The young women and young men sitting in this waiting room were waiting patiently for their turn, talking to each other and supporting one another. They were excited, nervous, worried, brave, responsible and respectful. Are they unusual? Not in my experience. As I left the Centre I said to the receptionist that I would love to bring those adults who fear or condemn young people to observe this waiting room. Her response: ‘as long as you are good to young people, they are good to you. The trouble is, if you bring someone who doesn’t like young people into the room, they smell it and the mood changes, so it wouldn’t really work’.

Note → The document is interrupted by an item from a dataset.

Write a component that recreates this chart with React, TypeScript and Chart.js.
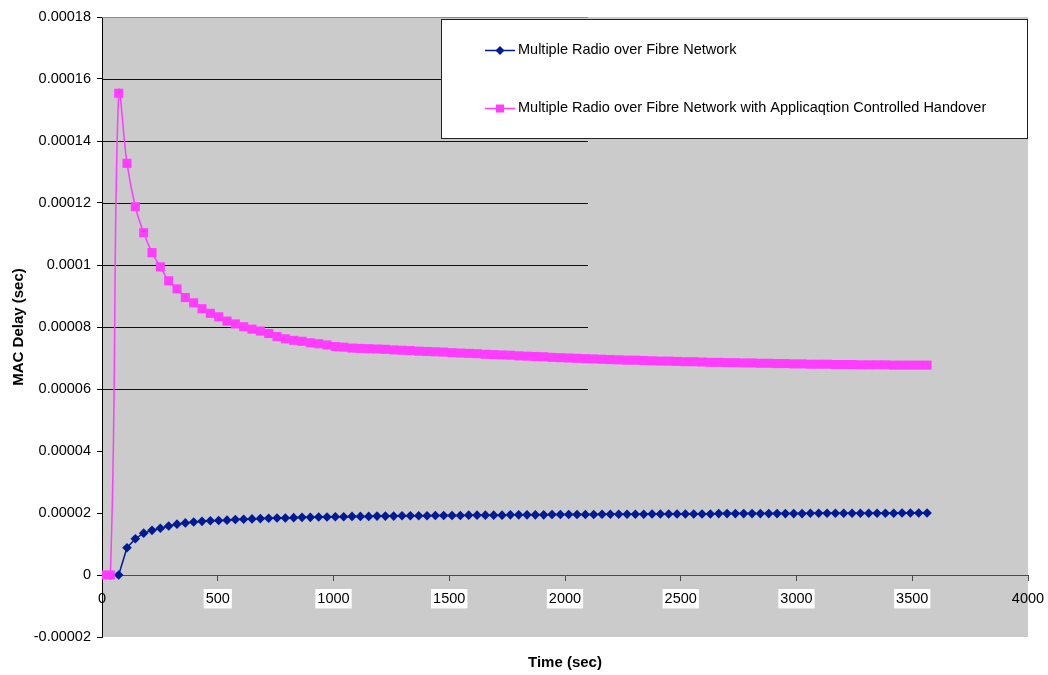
import React, { useEffect, useRef } from "react";
import { Chart, registerables } from "chart.js";

Chart.register(...registerables);

// ---- Data ----
const TIME_SEC = [
  0, 36, 72, 108, 144, 180, 216, 252, 288, 324,
  360, 396, 432, 468, 504, 540, 576, 612, 648, 684,
  720, 756, 792, 828, 864, 900, 936, 972, 1008, 1044,
  1080, 1116, 1152, 1188, 1224, 1260, 1296, 1332, 1368, 1404,
  1440, 1476, 1512, 1548, 1584, 1620, 1656, 1692, 1728, 1764,
  1800, 1836, 1872, 1908, 1944, 1980, 2016, 2052, 2088, 2124,
  2160, 2196, 2232, 2268, 2304, 2340, 2376, 2412, 2448, 2484,
  2520, 2556, 2592, 2628, 2664, 2700, 2736, 2772, 2808, 2844,
  2880, 2916, 2952, 2988, 3024, 3060, 3096, 3132, 3168, 3204,
  3240, 3276, 3312, 3348, 3384, 3420, 3456, 3492, 3528, 3564,
];

const MROF_DELAY = [
  0, 0, 0, 8.8e-6, 1.17e-5, 1.35e-5, 1.44e-5, 1.51e-5, 1.58e-5, 1.64e-5,
  1.68e-5, 1.71e-5, 1.73e-5, 1.75e-5, 1.76e-5, 1.77e-5, 1.79e-5, 1.8e-5, 1.81e-5, 1.82e-5,
  1.83e-5, 1.84e-5, 1.84e-5, 1.85e-5, 1.86e-5, 1.86e-5, 1.87e-5, 1.87e-5, 1.88e-5, 1.88e-5,
  1.89e-5, 1.89e-5, 1.89e-5, 1.9e-5, 1.9e-5, 1.9e-5, 1.91e-5, 1.91e-5, 1.91e-5, 1.91e-5,
  1.92e-5, 1.92e-5, 1.92e-5, 1.92e-5, 1.93e-5, 1.93e-5, 1.93e-5, 1.93e-5, 1.93e-5, 1.94e-5,
  1.94e-5, 1.94e-5, 1.94e-5, 1.94e-5, 1.95e-5, 1.95e-5, 1.95e-5, 1.95e-5, 1.95e-5, 1.95e-5,
  1.96e-5, 1.96e-5, 1.96e-5, 1.96e-5, 1.96e-5, 1.96e-5, 1.97e-5, 1.97e-5, 1.97e-5, 1.97e-5,
  1.97e-5, 1.97e-5, 1.97e-5, 1.97e-5, 1.98e-5, 1.98e-5, 1.98e-5, 1.98e-5, 1.98e-5, 1.98e-5,
  1.98e-5, 1.98e-5, 1.98e-5, 1.98e-5, 1.98e-5, 1.99e-5, 1.99e-5, 1.99e-5, 1.99e-5, 1.99e-5,
  1.99e-5, 1.99e-5, 1.99e-5, 1.99e-5, 1.99e-5, 1.99e-5, 2.0e-5, 2.0e-5, 2.0e-5, 2.0e-5,
];

const MROF_ACH_DELAY = [
  0, 0, 1.554e-4, 1.328e-4, 1.188e-4, 1.104e-4, 1.04e-4, 9.94e-5, 9.49e-5, 9.23e-5,
  8.95e-5, 8.78e-5, 8.59e-5, 8.44e-5, 8.33e-5, 8.19e-5, 8.1e-5, 8.01e-5, 7.93e-5, 7.87e-5,
  7.79e-5, 7.69e-5, 7.62e-5, 7.57e-5, 7.54e-5, 7.49e-5, 7.46e-5, 7.42e-5, 7.37e-5, 7.35e-5,
  7.32e-5, 7.31e-5, 7.3e-5, 7.29e-5, 7.28e-5, 7.26e-5, 7.25e-5, 7.24e-5, 7.22e-5, 7.21e-5,
  7.2e-5, 7.19e-5, 7.17e-5, 7.16e-5, 7.15e-5, 7.14e-5, 7.12e-5, 7.11e-5, 7.1e-5, 7.09e-5,
  7.07e-5, 7.06e-5, 7.05e-5, 7.04e-5, 7.02e-5, 7.01e-5, 7.0e-5, 6.99e-5, 6.98e-5, 6.97e-5,
  6.96e-5, 6.95e-5, 6.94e-5, 6.93e-5, 6.93e-5, 6.92e-5, 6.91e-5, 6.9e-5, 6.9e-5, 6.89e-5,
  6.88e-5, 6.88e-5, 6.87e-5, 6.86e-5, 6.86e-5, 6.85e-5, 6.85e-5, 6.84e-5, 6.84e-5, 6.83e-5,
  6.83e-5, 6.82e-5, 6.82e-5, 6.81e-5, 6.81e-5, 6.8e-5, 6.8e-5, 6.8e-5, 6.79e-5, 6.79e-5,
  6.79e-5, 6.78e-5, 6.78e-5, 6.78e-5, 6.78e-5, 6.77e-5, 6.77e-5, 6.77e-5, 6.77e-5, 6.77e-5,
];

const SERIES_NAMES = [
  "Multiple Radio over Fibre Network",
  "Multiple Radio over Fibre Network with Applicaqtion Controlled Handover",
];

const X_TITLE = "Time (sec)";
const Y_TITLE = "MAC Delay (sec)";
const X_MIN = 0;
const X_MAX = 4000;
const X_STEP = 500;
const Y_MIN = -0.00002;
const Y_MAX = 0.00018;
const Y_STEP = 0.00002;

// gridline rendering quirk of the original (lines drawn only on the upper-left part)
const GRID_END_X = 2100;
const GRID_FROM_Y = 0.00006;

const BLUE = "#001a96";
const PINK = "#ff3cff";
const PLOT_BG = "#cbcbcb";
const FONT = "'Liberation Sans', Arial, sans-serif";
const TICK_SIZE = 14.5;
const TITLE_SIZE = 15;

const bgPlugin = {
  id: "plotBg",
  beforeDraw(chart: any) {
    const { ctx, chartArea: a } = chart;
    ctx.save();
    ctx.fillStyle = PLOT_BG;
    ctx.fillRect(a.left, a.top, a.right - a.left, a.bottom - a.top);
    ctx.restore();
  },
};

const gridPlugin = {
  id: "partialGrid",
  beforeDatasetsDraw(chart: any) {
    const { ctx, chartArea: a } = chart;
    const xs = chart.scales.x;
    const ys = chart.scales.y;
    const xEnd = Math.round(xs.getPixelForValue(GRID_END_X));
    ctx.save();
    ys.ticks.forEach((t: any) => {
      if (t.value < GRID_FROM_Y - 1e-12) return;
      const y = Math.round(ys.getPixelForValue(t.value)) + 0.5;
      const isTop = Math.abs(t.value - Y_MAX) < 1e-12;
      ctx.strokeStyle = isTop ? "#8a8a8a" : "#111111";
      ctx.lineWidth = 1;
      ctx.beginPath();
      ctx.moveTo(a.left, y);
      ctx.lineTo(xEnd, y);
      ctx.stroke();
    });
    ctx.restore();
  },
};

function drawMarker(ctx: CanvasRenderingContext2D, style: string, x: number, y: number, color: string) {
  ctx.fillStyle = color;
  ctx.beginPath();
  if (style === "rectRot") {
    const r = 4.5;
    ctx.moveTo(x, y - r);
    ctx.lineTo(x + r, y);
    ctx.lineTo(x, y + r);
    ctx.lineTo(x - r, y);
    ctx.closePath();
  } else {
    ctx.rect(x - 4, y - 4, 8, 8);
  }
  ctx.fill();
}

const legendPlugin = {
  id: "boxLegend",
  afterDraw(chart: any) {
    const { ctx, chartArea: a } = chart;
    const left = 441.5;
    const top = 19.5;
    const right = a.right - 0.5;
    const bottom = 138.5;
    ctx.save();
    ctx.fillStyle = "#ffffff";
    ctx.fillRect(left, top, right - left, bottom - top);
    ctx.strokeStyle = "#222222";
    ctx.lineWidth = 1;
    ctx.strokeRect(left, top, right - left, bottom - top);
    const rows = [50, 108];
    chart.data.datasets.forEach((ds: any, i: number) => {
      const y = rows[i];
      ctx.strokeStyle = ds.borderColor;
      ctx.lineWidth = 1.5;
      ctx.beginPath();
      ctx.moveTo(485, y + 0.5);
      ctx.lineTo(515, y + 0.5);
      ctx.stroke();
      drawMarker(ctx, ds.pointStyle, 500, y + 0.5, ds.pointBackgroundColor);
      ctx.fillStyle = "#000";
      ctx.font = `${TICK_SIZE}px ${FONT}`;
      ctx.textBaseline = "middle";
      ctx.textAlign = "left";
      ctx.fillText(ds.label, 518, y);
    });
    ctx.restore();
  },
};

export default function App() {
  const ref = useRef<HTMLCanvasElement | null>(null);

  useEffect(() => {
    document.body.style.margin = "0";
    if (!ref.current) return;
    const chart = new Chart(ref.current, {
      type: "line",
      data: {
        datasets: [
          {
            label: SERIES_NAMES[0],
            data: TIME_SEC.map((t, i) => ({ x: t, y: MROF_DELAY[i] })),
            borderColor: BLUE,
            backgroundColor: BLUE,
            pointBackgroundColor: BLUE,
            pointBorderColor: BLUE,
            pointStyle: "rectRot",
            pointRadius: 4.8,
            pointBorderWidth: 0,
            borderWidth: 1.5,
            tension: 0,
            order: 1,
          },
          {
            label: SERIES_NAMES[1],
            data: TIME_SEC.map((t, i) => ({ x: t, y: MROF_ACH_DELAY[i] })),
            borderColor: PINK,
            backgroundColor: PINK,
            pointBackgroundColor: PINK,
            pointBorderColor: PINK,
            pointStyle: "rect",
            pointRadius: 6.4,
            pointBorderWidth: 0,
            borderWidth: 1.5,
            tension: 0.4,
            order: 0,
          },
        ],
      },
      options: {
        responsive: false,
        animation: false,
        layout: { padding: { left: 0, right: 20, top: 17, bottom: 0 } },
        plugins: {
          legend: { display: false },
          tooltip: { enabled: false },
          title: {
            display: true,
            text: X_TITLE,
            position: "bottom",
            fullSize: false,
            color: "#000",
            font: { family: FONT, size: TITLE_SIZE, weight: "bold" },
            padding: { top: 17, bottom: 3 },
          },
        },
        scales: {
          x: {
            type: "linear",
            position: { y: 0 },
            min: X_MIN,
            max: X_MAX,
            afterFit: (s: any) => {
              s.paddingLeft = 0;
              s.paddingRight = 0;
            },
            grid: {
              drawOnChartArea: false,
              drawTicks: true,
              tickLength: 5,
              color: "#4a4a4a",
            },
            border: { display: true, color: "#4a4a4a", width: 1 },
            ticks: {
              stepSize: X_STEP,
              color: "#000",
              font: { family: FONT, size: TICK_SIZE },
              padding: 10,
              maxRotation: 0,
              showLabelBackdrop: true,
              backdropPadding: { x: 2, y: 1 },
              backdropColor: (c: any) =>
                c.tick && (c.tick.value === X_MIN || c.tick.value === X_MAX) ? "rgba(0,0,0,0)" : "#ffffff",
              callback: (v: any) => String(v),
            },
          },
          y: {
            type: "linear",
            position: "left",
            min: Y_MIN,
            max: Y_MAX,
            afterFit: (s: any) => {
              s.width = 102;
            },
            grid: {
              drawOnChartArea: false,
              drawTicks: true,
              tickLength: 5,
              color: "#000",
            },
            border: { display: true, color: "#000", width: 1 },
            title: {
              display: true,
              text: Y_TITLE,
              color: "#000",
              font: { family: FONT, size: TITLE_SIZE, weight: "bold" },
              padding: { top: 10, bottom: 0 },
            },
            ticks: {
              stepSize: Y_STEP,
              color: "#000",
              font: { family: FONT, size: TICK_SIZE },
              padding: 6,
              callback: (v: any) => {
                const n = Number(v);
                if (Math.abs(n) < 1e-12) return "0";
                return String(parseFloat(n.toPrecision(6)));
              },
            },
          },
        },
      },
      plugins: [bgPlugin, gridPlugin, legendPlugin],
    } as any);
    return () => chart.destroy();
  }, []);

  return (
    <div style={{ width: 1048, height: 675, position: "relative" }}>
      <canvas ref={ref} width={1048} height={675} />
    </div>
  );
}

Many of our European neighbours have very different attitudes to young people. They want young people to be happy, to be safe and responsible in their intimate relationships. We rightfully continue to look for evidence of the effectiveness of our work but how do you measure the impact of care, respect and attention on young people’s sexual health? A randomised control trial won’t do it – but if you want to visit a Brook waiting room you will see that it works. As Dona Milne said in her reply to an earlier blog yes we need to involve young people and listen to their views, but they don’t really ask for much, a bit of respect, a friendly service and people who like them. I agree with her and in my experience when you really enjoy young people’s company you keep on learning, you keep on living and you keep on laughing. A win-win situation.

Thursday, 1 February 2007

'Love in the time of phone porn' - a response

An article in Tuesday’s Guardian (Love in the time of phone porn, 29 January 2007 http://education.guardian.co.uk/egweekly/story/0,,2001171,00.html) again highlighted the worrying levels of sexual imagery that young people are exposed to via television, magazines and a range of new media including bluetoothing on mobile phones. The article rightly underlined the importance, in this environment, of sex and relationships education (SRE) in schools that counters the potentially damaging messages about sex and relationships that young people are likely to have received through the media.

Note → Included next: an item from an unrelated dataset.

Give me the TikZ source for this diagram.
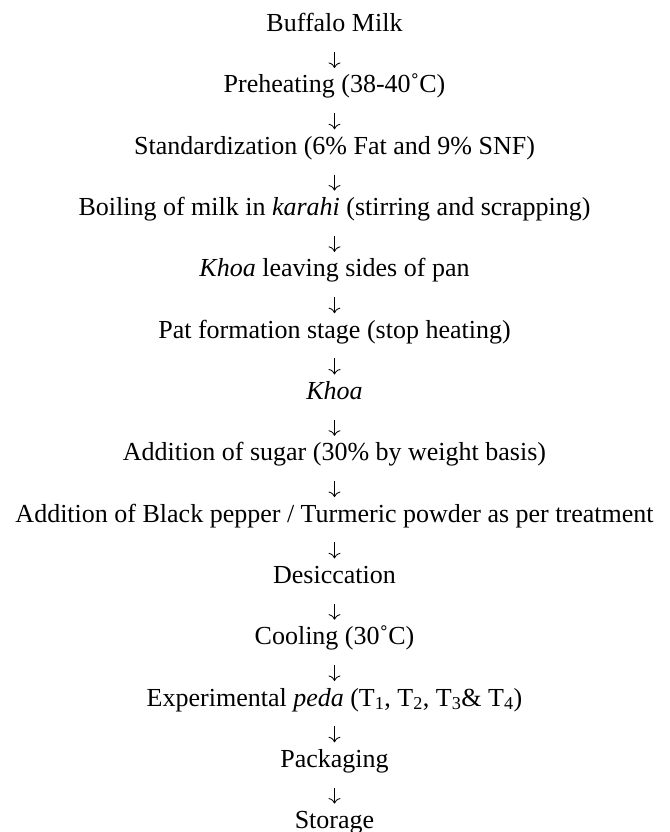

Improving Personal, Social and Health Education (PSHE), the curriculum subject in which teaching about sex and relationships takes place is certainly important. Brook believes it is an entitlement for all children and young people and should be made part of the national curriculum. Unfortunately, however, PSHE is not the universal panacea. For decades young people have been telling us they need more reliable, consistent, open discussion about sex, gender, relationships, body image and so on. More recently young men in particular have been telling us the education they receive at home, at school and in the community was not helping them learn how to be good at relationships and to understand sex. They tell us they turned to pornography for this vital information, and as technological change races on the dissemination of porn via the internet and bluetooth has become ever easier to access. But porn in turn is confusing and reinforces stereotypes, fears and concerns.

The Guardian article talks a lot about the role of schools, but much less about the responsibilities of us all as parents, uncles, aunts, brothers, sisters and family friends. No one person or organisation can bring about the cultural change we need so that when young people decide to have relationships and sex they are emotionally ready, can communicate well, respect themselves and their partners and take responsibility for and enjoy sex. Many things have changed since Brook first opened its doors in 1964 to provide contraception for unmarried people, not least the explosion in the number of ways in which people receive information about sex. However, the need for reliable, objective information and advice and our shared responsibility to provide it remains as great as ever.